Evil is basically a concept invented by man which is used to define basically anything that is opposed to good. As moral creatures with the capacity to reason, we’ve determined that we have an obligation to be good and shun anything that may be considered “evil”. This concept was further imbedded in our psyche when religion drew seemingly clear lines to make the distinction between good and evil.

It could be said that the concept of evil is essential for our survival as a civilized race, whether or not there really is a such thing as “evil” outside our own interpretations of what that might mean. The dictionary defines evil like this:

Evil:
1 a : morally reprehensible : SINFUL, WICKED <an evil impulse> b : arising from actual or imputed bad character or conduct <a person of evil reputation>
2 a archaic : INFERIOR b : causing discomfort or repulsion : OFFENSIVE <an evil odor> c : DISAGREEABLE <woke late and in an evil temper>
3 a : causing harm : PERNICIOUS <the evil institution of slavery> b : marked by misfortune : UNLUCKY

If you are religious, you would be more inclined to believe that evil is very real, and the forces of evil are at work in our everyday lives. Those of us who are not so religious would see evil as more of a moral distinction…more of an arbitrary concept. Evil exists just as much as good exists, I suppose. It’s all a matter of discretion.

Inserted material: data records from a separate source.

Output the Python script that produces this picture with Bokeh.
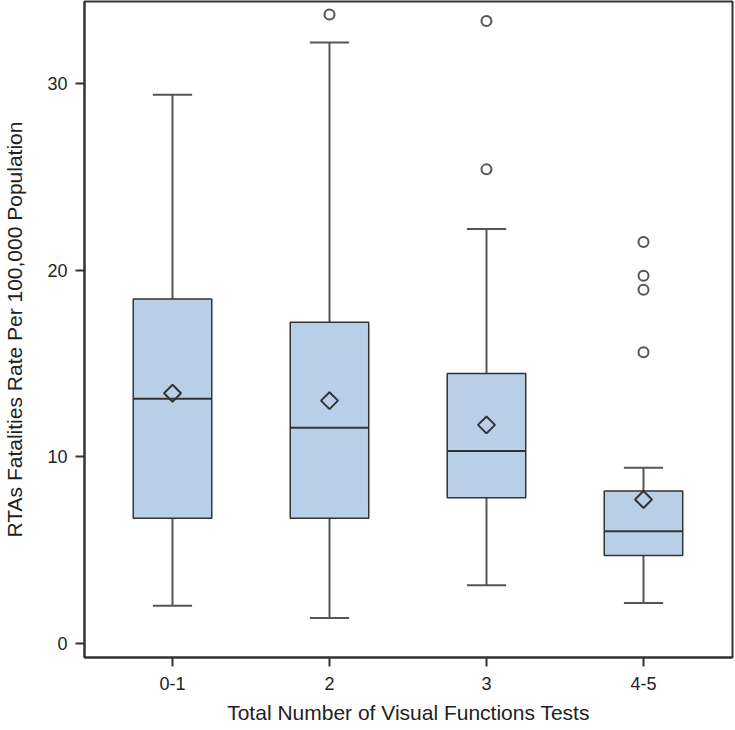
import numpy as np
from bokeh.plotting import figure
from bokeh.models import Range1d, FixedTicker, ColumnDataSource
from bokeh.embed import file_html
from bokeh.resources import INLINE

# ---- data ----
categories = ["0-1", "2", "3", "4-5"]
lower_whisker = [2.0, 1.35, 3.1, 2.15]
q1 = [6.7, 6.7, 7.8, 4.7]
median = [13.1, 11.55, 10.3, 6.0]
q3 = [18.45, 17.2, 14.45, 8.15]
upper_whisker = [29.4, 32.2, 22.2, 9.4]
mean = [13.4, 13.0, 11.7, 7.7]
outlier_group = ["2", "3", "3", "4-5", "4-5", "4-5", "4-5"]
outlier_value = [33.7, 33.35, 25.4, 21.5, 19.7, 18.95, 15.6]

y_ticks = [0, 10, 20, 30]
x_title = "Total Number of Visual Functions Tests"
y_title = "RTAs Fatalities Rate Per 100,000 Population"

# ---- styling ----
BOX_FILL = "#B9CFE8"
DARK = "#333333"
WHISK = "#555555"
TEXT = "#222222"
FONT = "Liberation Sans"

pos = {c: i + 1 for i, c in enumerate(categories)}
xs = [pos[c] for c in categories]
box_w = 0.5
cap_w = 0.25

p = figure(width=735, height=730, output_backend="svg", toolbar_location=None,
           x_range=Range1d(0.4395, 4.567), y_range=Range1d(-0.77, 34.4),
           min_border_left=84, min_border_right=3, min_border_top=1, min_border_bottom=73,
           margin=(0, 0, 0, 0))
p.background_fill_color = "white"
p.border_fill_color = "white"
p.xgrid.visible = False
p.ygrid.visible = False
p.outline_line_color = DARK
p.outline_line_width = 2

src = ColumnDataSource(dict(
    x=xs, lo=lower_whisker, q1=q1, med=median, q3=q3, hi=upper_whisker, mean=mean,
    cap_l=[x - cap_w / 2 for x in xs], cap_r=[x + cap_w / 2 for x in xs],
    box_l=[x - box_w / 2 for x in xs], box_r=[x + box_w / 2 for x in xs],
))

# whiskers
p.segment(x0="x", y0="q1", x1="x", y1="lo", source=src, line_color=WHISK, line_width=2)
p.segment(x0="x", y0="q3", x1="x", y1="hi", source=src, line_color=WHISK, line_width=2)
p.segment(x0="cap_l", y0="lo", x1="cap_r", y1="lo", source=src, line_color=WHISK, line_width=2)
p.segment(x0="cap_l", y0="hi", x1="cap_r", y1="hi", source=src, line_color=WHISK, line_width=2)

# boxes
p.vbar(x="x", width=box_w, bottom="q1", top="q3", source=src,
       fill_color=BOX_FILL, line_color=DARK, line_width=1.5)
p.segment(x0="box_l", y0="med", x1="box_r", y1="med", source=src, line_color=DARK, line_width=2)

# mean diamonds
p.scatter(x="x", y="mean", source=src, marker="square", size=12, angle=np.pi / 4,
          fill_alpha=0, line_color=DARK, line_width=2)

# outliers
p.scatter(x=[pos[g] for g in outlier_group], y=outlier_value, marker="circle", size=10,
          fill_alpha=0, line_color=WHISK, line_width=2)

# axes
for ax in (p.xaxis[0], p.yaxis[0]):
    ax.axis_line_color = DARK
    ax.axis_line_width = 2
    ax.major_tick_line_color = DARK
    ax.major_tick_line_width = 2
    ax.major_tick_out = 9
    ax.major_tick_in = 0
    ax.minor_tick_line_color = None
    ax.major_label_text_font = FONT
    ax.major_label_text_font_size = "18px"
    ax.major_label_text_color = TEXT
    ax.axis_label_text_font = FONT
    ax.axis_label_text_font_size = "21px"
    ax.axis_label_text_font_style = "normal"
    ax.axis_label_text_color = TEXT

p.xaxis.ticker = FixedTicker(ticks=xs)
p.xaxis.major_label_overrides = {x: c for x, c in zip(xs, categories)}
p.xaxis.major_label_standoff = 10
p.xaxis.axis_label = x_title
p.xaxis.axis_label_standoff = 8

p.yaxis.ticker = FixedTicker(ticks=y_ticks)
p.yaxis.major_label_standoff = 8
p.yaxis.axis_label = y_title
p.yaxis.axis_label_standoff = 18

open("out.html", "w").write(file_html(p, INLINE))
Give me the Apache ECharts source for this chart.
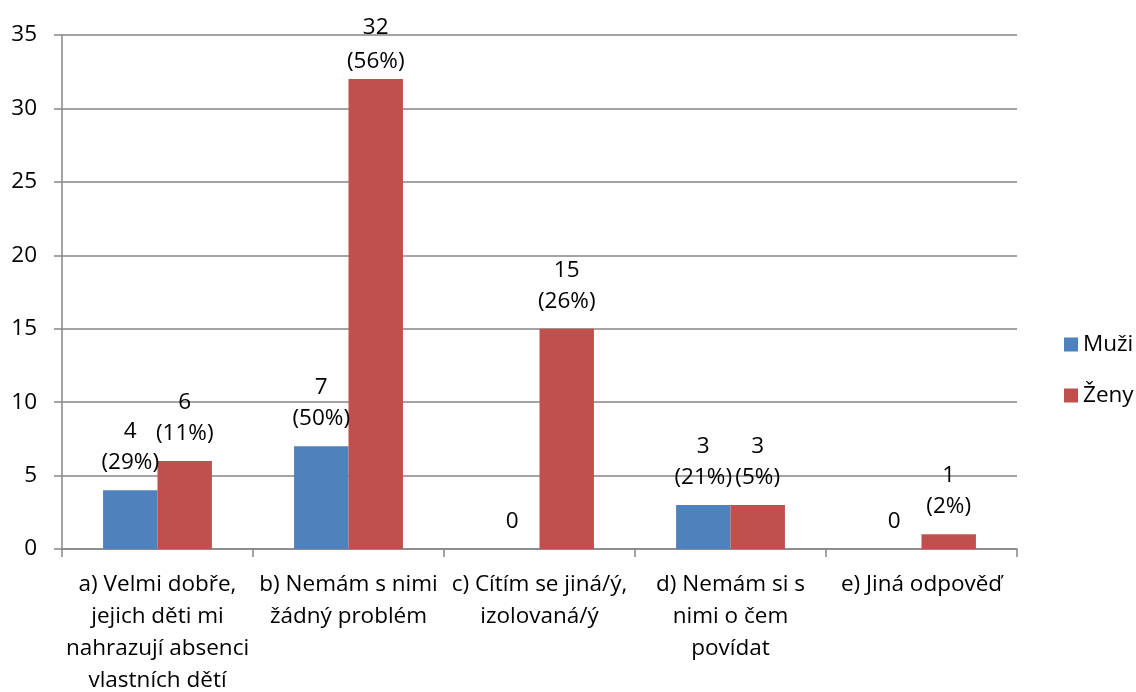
<!DOCTYPE html>
<html>
<head>
<meta charset="utf-8">
<script src="https://cdn.jsdelivr.net/npm/echarts@6/dist/echarts.min.js"></script>
<style>html,body{margin:0;padding:0;background:#fff}#c{width:1136px;height:692px}</style>
</head>
<body>
<div id="c"></div>
<script>
const categories = [
  "a) Velmi dobře,\njejich děti mi\nnahrazují absenci\nvlastních dětí",
  "b) Nemám s nimi\nžádný problém",
  "c) Cítím se jiná/ý,\nizolovaná/ý",
  "d) Nemám si s\nnimi o čem\npovídat",
  "e) Jiná odpověď"
];
const seriesNames = ["Muži", "Ženy"];
const muzi = [4, 7, 0, 3, 0];
const muziPct = ["29%", "50%", "", "21%", ""];
const zeny = [6, 32, 15, 3, 1];
const zenyPct = ["11%", "56%", "26%", "5%", "2%"];
const yTicks = [0, 5, 10, 15, 20, 25, 30, 35];

const font = "'Open Sans', sans-serif";
const fs = 22.5;
function labelFor(pcts) {
  return {
    show: true, position: 'top', distance: 12,
    fontFamily: font, fontSize: fs, color: '#000', lineHeight: 31,
    formatter: p => pcts[p.dataIndex] ? p.value + "\n(" + pcts[p.dataIndex] + ")" : String(p.value)
  };
}
function dataFor(vals) {
  const mx = Math.max(...vals);
  return vals.map(v => v === 32 && v === mx ? { value: v, label: { distance: 0, lineHeight: 34 } } : v);
}
const chart = echarts.init(document.getElementById('c'));
chart.setOption({
  animation: false,
  grid: { left: 62, right: 119, top: 35, bottom: 143, containLabel: false, outerBoundsMode: 'none' },
  legend: {
    orient: 'vertical', left: 1059, top: 328, itemWidth: 14, itemHeight: 14, itemGap: 28,
    icon: 'rect',
    textStyle: { fontFamily: font, fontSize: fs, color: '#000' },
    data: seriesNames
  },
  xAxis: {
    type: 'category', data: categories,
    axisLine: { lineStyle: { color: '#868686', width: 1.5 } },
    axisTick: { show: true, length: 8, lineStyle: { color: '#868686', width: 1.5 } },
    axisLabel: { fontFamily: font, fontSize: fs, color: '#000', lineHeight: 32, margin: 20, interval: 0 }
  },
  yAxis: {
    type: 'value', min: yTicks[0], max: yTicks[yTicks.length - 1], interval: 5,
    axisLine: { show: true, lineStyle: { color: '#868686', width: 1.5 } },
    axisTick: { show: true, length: 8, lineStyle: { color: '#868686', width: 1.5 } },
    splitLine: { lineStyle: { color: '#868686', width: 1.5 } },
    axisLabel: { fontFamily: font, fontSize: fs, color: '#000', margin: 25 }
  },
  series: [
    { name: seriesNames[0], type: 'bar', data: dataFor(muzi), barGap: '0%', barCategoryGap: '43%',
      itemStyle: { color: '#4f81bd' }, label: labelFor(muziPct) },
    { name: seriesNames[1], type: 'bar', data: dataFor(zeny), barGap: '0%', barCategoryGap: '43%',
      itemStyle: { color: '#c0504d' }, label: labelFor(zenyPct) }
  ]
});
</script>
</body>
</html>
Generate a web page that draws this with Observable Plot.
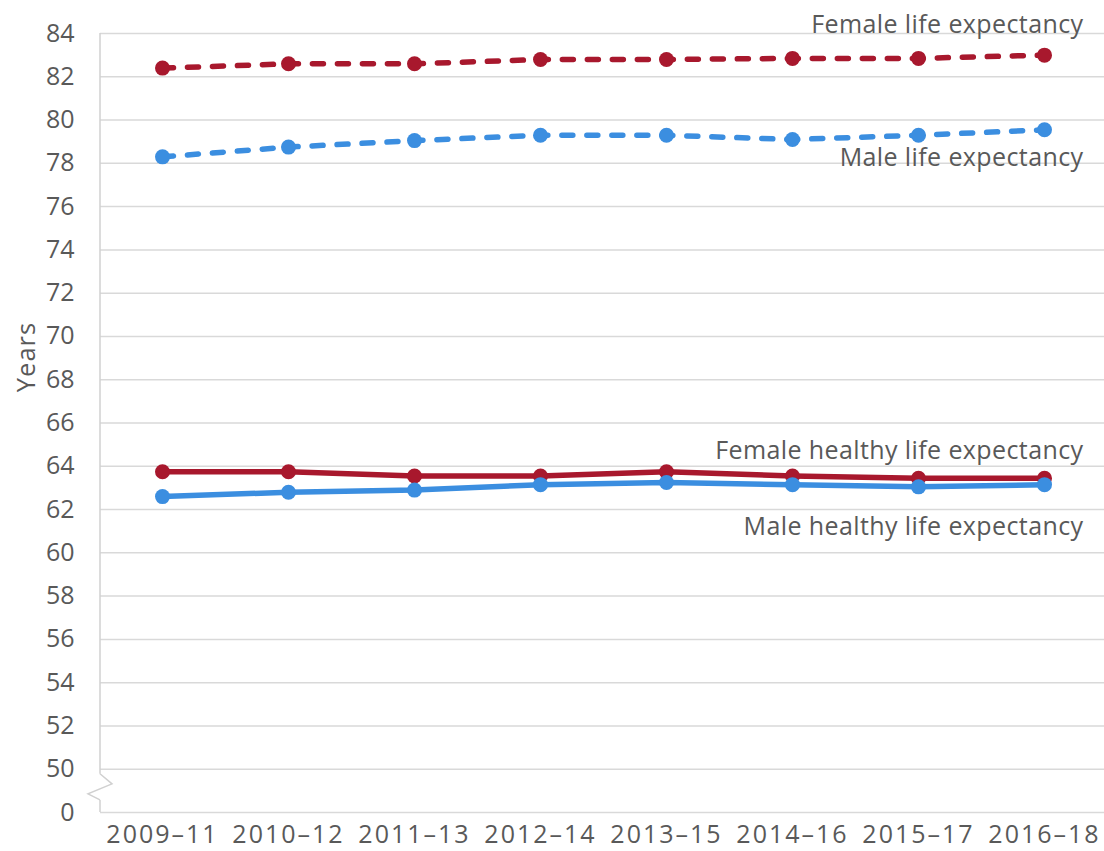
<!DOCTYPE html>
<html>
<head>
<meta charset="utf-8">
<script src="https://cdn.jsdelivr.net/npm/d3@7"></script>
<script src="https://cdn.jsdelivr.net/npm/@observablehq/plot@0.6"></script>
<style>
  html, body { margin: 0; padding: 0; background: #fff; }
  svg { font-family: "Open Sans", sans-serif; }
  g[aria-label="x-axis tick label"] text { letter-spacing: 2px; }
</style>
</head>
<body>
<div id="chart"></div>
<script>
const periods = ["2009–11", "2010–12", "2011–13", "2012–14", "2013–15", "2014–16", "2015–17", "2016–18"];
const femaleLE  = [82.4, 82.6, 82.6, 82.8, 82.8, 82.85, 82.85, 83.0];
const maleLE    = [78.3, 78.75, 79.05, 79.3, 79.3, 79.1, 79.3, 79.55];
const femaleHLE = [63.75, 63.75, 63.55, 63.55, 63.75, 63.55, 63.45, 63.45];
const maleHLE   = [62.6, 62.8, 62.9, 63.15, 63.25, 63.15, 63.05, 63.15];
const yTicks = [48, 50, 52, 54, 56, 58, 60, 62, 64, 66, 68, 70, 72, 74, 76, 78, 80, 82, 84];
const seriesNames = ["Female life expectancy", "Male life expectancy", "Female healthy life expectancy", "Male healthy life expectancy"];
const labelY = [84.4, 78.25, 64.7, 61.2];
const yTitle = "Years";

const red = "#a8182d", blue = "#3b8ee0";
const seriesStyle = [
  {values: femaleLE, color: red, dash: "11,14"},
  {values: maleLE, color: blue, dash: "11,14"},
  {values: femaleHLE, color: red, dash: null},
  {values: maleHLE, color: blue, dash: null}
];

const rows = [];
seriesStyle.forEach((s, i) => s.values.forEach((v, j) => rows.push({series: seriesNames[i], period: periods[j], value: v})));

const labels = seriesNames.map((name, i) => ({name, y: labelY[i], period: periods[periods.length - 1]}));

const brokenAxis = (index, scales, values, dims) => {
  const y = scales.y;
  const x0 = dims.marginLeft;
  const g = d3.create("svg:g");
  const stroke = "#d0d0d0";
  g.append("line").attr("x1", x0).attr("x2", x0).attr("y1", y(84)).attr("y2", y(49.77)).attr("stroke", stroke).attr("stroke-width", 1.5);
  g.append("line").attr("x1", x0).attr("x2", x0).attr("y1", y(48.56)).attr("y2", y(48)).attr("stroke", stroke).attr("stroke-width", 1.5);
  g.append("path")
    .attr("d", d3.line()([[x0, y(49.77)], [x0 + 12, y(49.3)], [x0 - 12, y(48.84)], [x0, y(48.56)]]))
    .attr("fill", "none").attr("stroke", stroke).attr("stroke-width", 1.5);
  return g.node();
};

const marks = [
  Plot.ruleY(yTicks, {stroke: "#d9d9d9", strokeWidth: 1.5}),
  brokenAxis,
  Plot.axisY({
    ticks: yTicks,
    tickSize: 0,
    tickPadding: 26,
    tickFormat: d => d === 48 ? "0" : String(d),
    fontSize: 25,
    fill: "#595959",
    label: null
  }),
  Plot.axisX({tickSize: 0, tickPadding: 13, fontSize: 25, fill: "#595959", label: null}),
  Plot.text([yTitle], {frameAnchor: "left", dx: -66, dy: -66, rotate: -90, textAnchor: "middle", lineAnchor: "bottom", fontSize: 25.5, fill: "#595959"})
];

seriesStyle.forEach((s, i) => {
  const data = rows.filter(r => r.series === seriesNames[i]);
  marks.push(Plot.line(data, {x: "period", y: "value", stroke: s.color, strokeWidth: 5.5, strokeDasharray: s.dash, strokeLinecap: "round"}));
  marks.push(Plot.dot(data, {x: "period", y: "value", r: 7.5, fill: s.color}));
});

marks.push(Plot.text(labels, {x: "period", y: "y", text: "name", textAnchor: "end", dx: 39, fontSize: 25, fill: "#595959"}));

const chart = Plot.plot({
  width: 1104,
  height: 851,
  marginLeft: 100,
  marginRight: 0,
  marginTop: 33,
  marginBottom: 39,
  style: {fontFamily: "'Open Sans', sans-serif", fontSize: "25px", color: "#595959", overflow: "visible"},
  x: {type: "band", domain: periods, range: [98, 1108], padding: 0},
  y: {type: "linear", domain: [48, 84]},
  marks
});
d3.select(chart).selectAll("text")
  .filter(function () { return seriesNames.includes(this.textContent); })
  .style("letter-spacing", "0.4px");
d3.select(chart).selectAll("text")
  .filter(function () { return this.textContent === yTitle; })
  .style("letter-spacing", "1px");
document.getElementById("chart").appendChild(chart);
</script>
</body>
</html>
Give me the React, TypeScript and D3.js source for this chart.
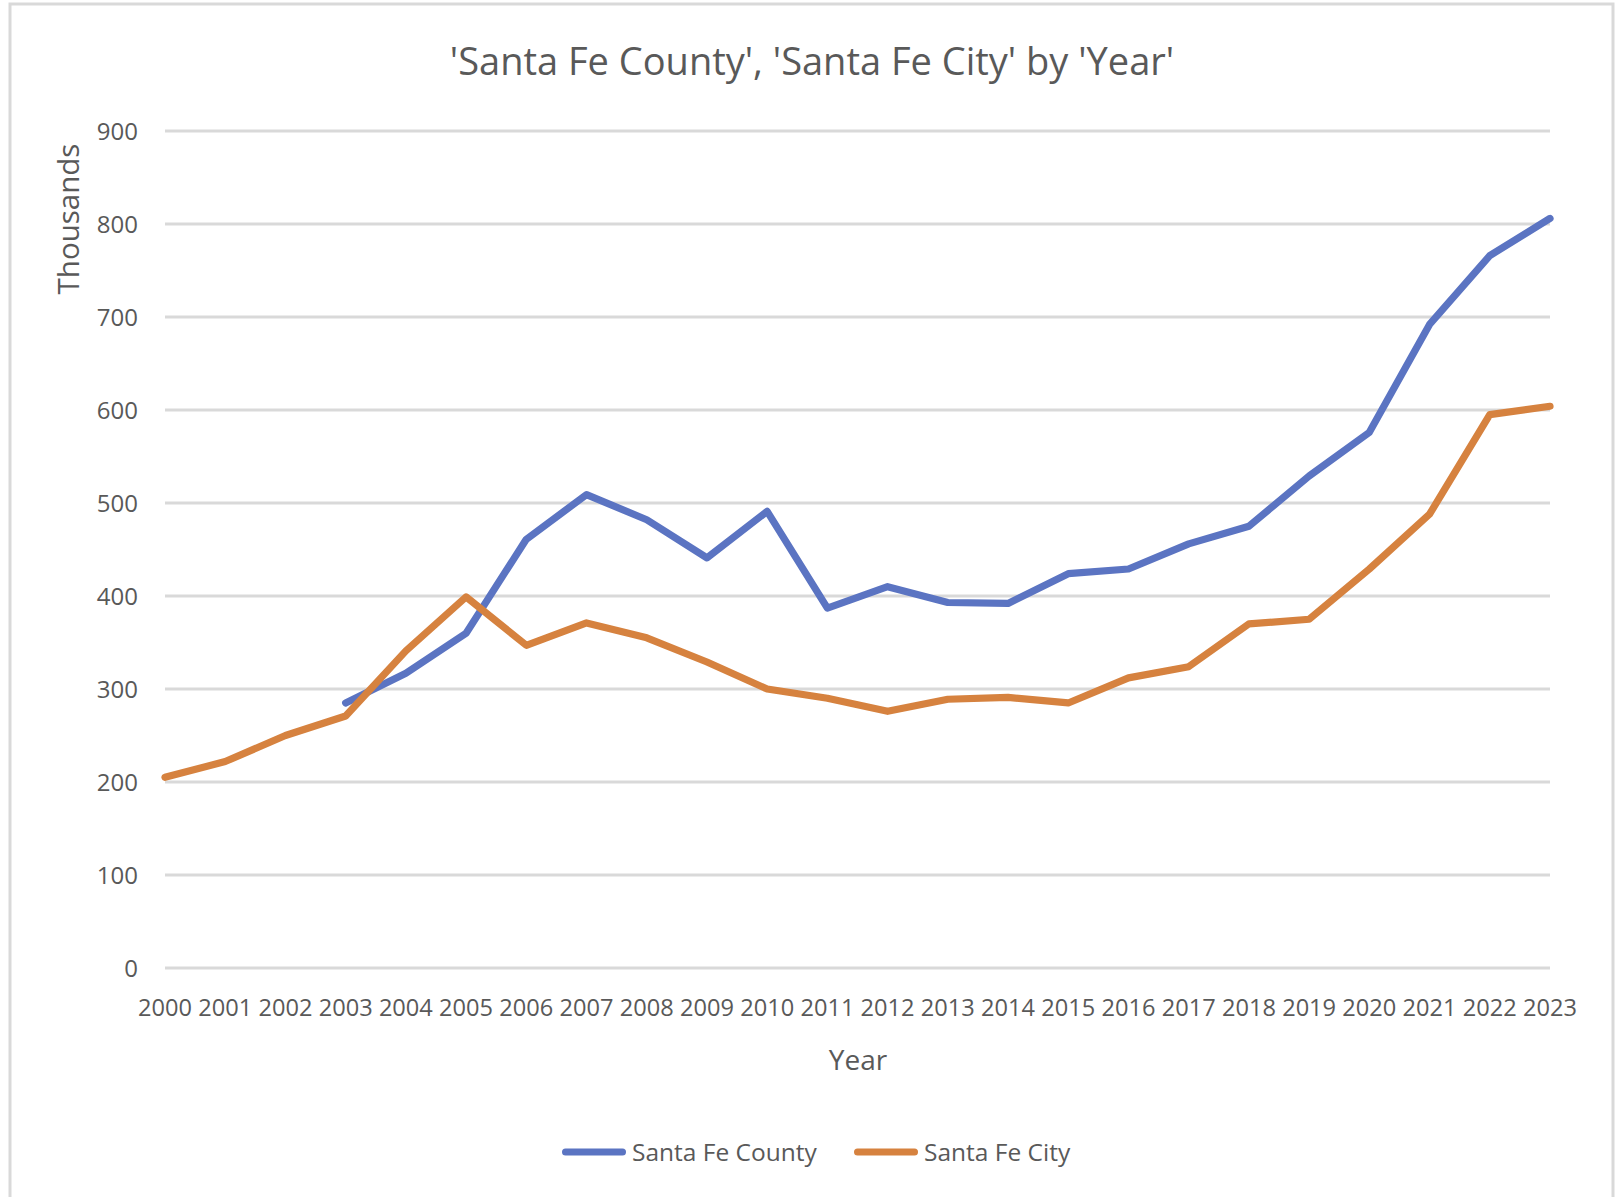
import React from "react";
import * as d3 from "d3";

const years = d3.range(2000, 2024);
const countyValues: (number | null)[] = [
  null, null, null, 285, 317, 360, 461, 509, 482, 441, 491, 387,
  410, 393, 392, 424, 429, 456, 475, 529, 576, 692, 766, 806,
];
const cityValues: number[] = [
  205, 222, 250, 271, 341, 399, 347, 371, 355, 329, 300, 290,
  276, 289, 291, 285, 312, 324, 370, 375, 429, 488, 595, 604,
];
const yTicks = [0, 100, 200, 300, 400, 500, 600, 700, 800, 900];
const seriesNames = ["Santa Fe County", "Santa Fe City"];
const seriesColors = ["#5b74c2", "#d6823f"];
const title = "'Santa Fe County', 'Santa Fe City' by 'Year'";

const W = 1620;
const H = 1197;
const FONT = "'Open Sans', 'Noto Sans', sans-serif";
const TEXT = "#595959";

export default function App() {
  const x = d3.scaleLinear().domain([2000, 2023]).range([165, 1550]);
  const y = d3.scaleLinear().domain([0, 900]).range([968, 131]);

  const line = d3
    .line<number | null>()
    .defined((d) => d !== null)
    .x((_, i) => x(years[i]))
    .y((d) => y(d as number));

  const series = [countyValues, cityValues];
  const legendX = [562, 854];

  return (
    <svg
      width={W}
      height={H}
      style={{ position: "absolute", left: 0, top: 0, background: "#fff" }}
      fontFamily={FONT}
    >
      <rect x={0} y={0} width={W} height={H} fill="#fff" />
      <rect
        x={10}
        y={4}
        width={1603}
        height={H + 20}
        fill="#fff"
        stroke="#d9d9d9"
        strokeWidth={3}
      />
      <text x={812} y={75} textAnchor="middle" fontSize={38} fill={TEXT}>
        {title}
      </text>

      {yTicks.map((t) => (
        <g key={t}>
          <line
            x1={x(2000)}
            x2={x(2023)}
            y1={y(t)}
            y2={y(t)}
            stroke="#d9d9d9"
            strokeWidth={2.8}
          />
          <text
            x={138}
            y={y(t)}
            dy="0.36em"
            textAnchor="end"
            fontSize={24}
            fill={TEXT}
          >
            {t}
          </text>
        </g>
      ))}

      {years.map((yr) => (
        <text
          key={yr}
          x={x(yr)}
          y={1016}
          textAnchor="middle"
          fontSize={23.6}
          fill={TEXT}
        >
          {yr}
        </text>
      ))}

      <text x={858} y={1070} textAnchor="middle" fontSize={28} fill={TEXT}>
        Year
      </text>
      <text
        transform={`translate(79,219) rotate(-90)`}
        textAnchor="middle"
        fontSize={29.5}
        fill={TEXT}
      >
        Thousands
      </text>

      {series.map((s, i) => (
        <path
          key={seriesNames[i]}
          d={line(s) || ""}
          fill="none"
          stroke={seriesColors[i]}
          strokeWidth={7.2}
          strokeLinejoin="round"
          strokeLinecap="round"
        />
      ))}

      {seriesNames.map((n, i) => {
        const lx = legendX[i];
        return (
          <g key={n}>
            <line
              x1={lx + 3.5}
              x2={lx + 60.5}
              y1={1152}
              y2={1152}
              stroke={seriesColors[i]}
              strokeWidth={7}
              strokeLinecap="round"
            />
            <text x={lx + 70} y={1161} fontSize={24.5} fill={TEXT}>
              {n}
            </text>
          </g>
        );
      })}
    </svg>
  );
}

There is a school of thought that holds that no person is evil, that only acts may be properly considered evil.

Originally posted by Illuminati
Not Osama Bin Ladin. Not Josef Stalin. Not even Hitler. They all are just different. They have their own way of thinking... And that's the way of thinking they developed.

Not what I had in mind that you meant, but ok.

All of the examples you gave were driven by ideology, like a lot of people are. Ideology and socialisation makes people behaive in, what many deam as 'evil' ways.

I agree, neither of them were 'evil'...but then again, the deffinition of that word is impossible to create.

If a person never does anything, how can you say rather they are good or evil? Therefore, people are not evil or good. The actions they do, because of the karma they have, is what is good or evil.

Originally posted by Storm
There is a school of thought that holds that no person is evil, that only acts may be properly considered evil.
Yes

Originally posted by Shakyamunison
If a person never does anything, how can you say rather they are good or evil? Therefore, people are not evil or good. The actions they do, because of the karma they have, is what is good or evil.

sloth is a sin.

lethargy is evil 😮

Originally posted by Morgoths_Wrath
sloth is a sin.

lethargy is evil 😮

🙄

"No one is evil"

Or maybe everyone is.

Originally posted by Bardock42
I'm afraid it wouldn't, could even be very good for humanity.

You missed the point entirely, Bardock. Doing something that is harmful to humanity(causing somone pain, or death) is objective. I agree that good and evil arent objective, but thats because they arent strictly defined.

Originally posted by Nerevar
You missed the point entirely, Bardock. Doing something that is harmful to humanity(causing somone pain, or death) is objective. I agree that good and evil arent objective, but thats because they arent strictly defined.

I did not miss the point, I guess what you are trying to say is that I actually understood the point, but explained why it is wrong. For one because "good for humanity" is kind of subjective (and when I say "kind of", I mean "totally"😉 and also, because some of the things that are "good for humanity" (subjective) are to most of you not at all moral. Now, for example I would argue that the Holocaust and the second World War were indeed good for humanity, was it good because of that? No.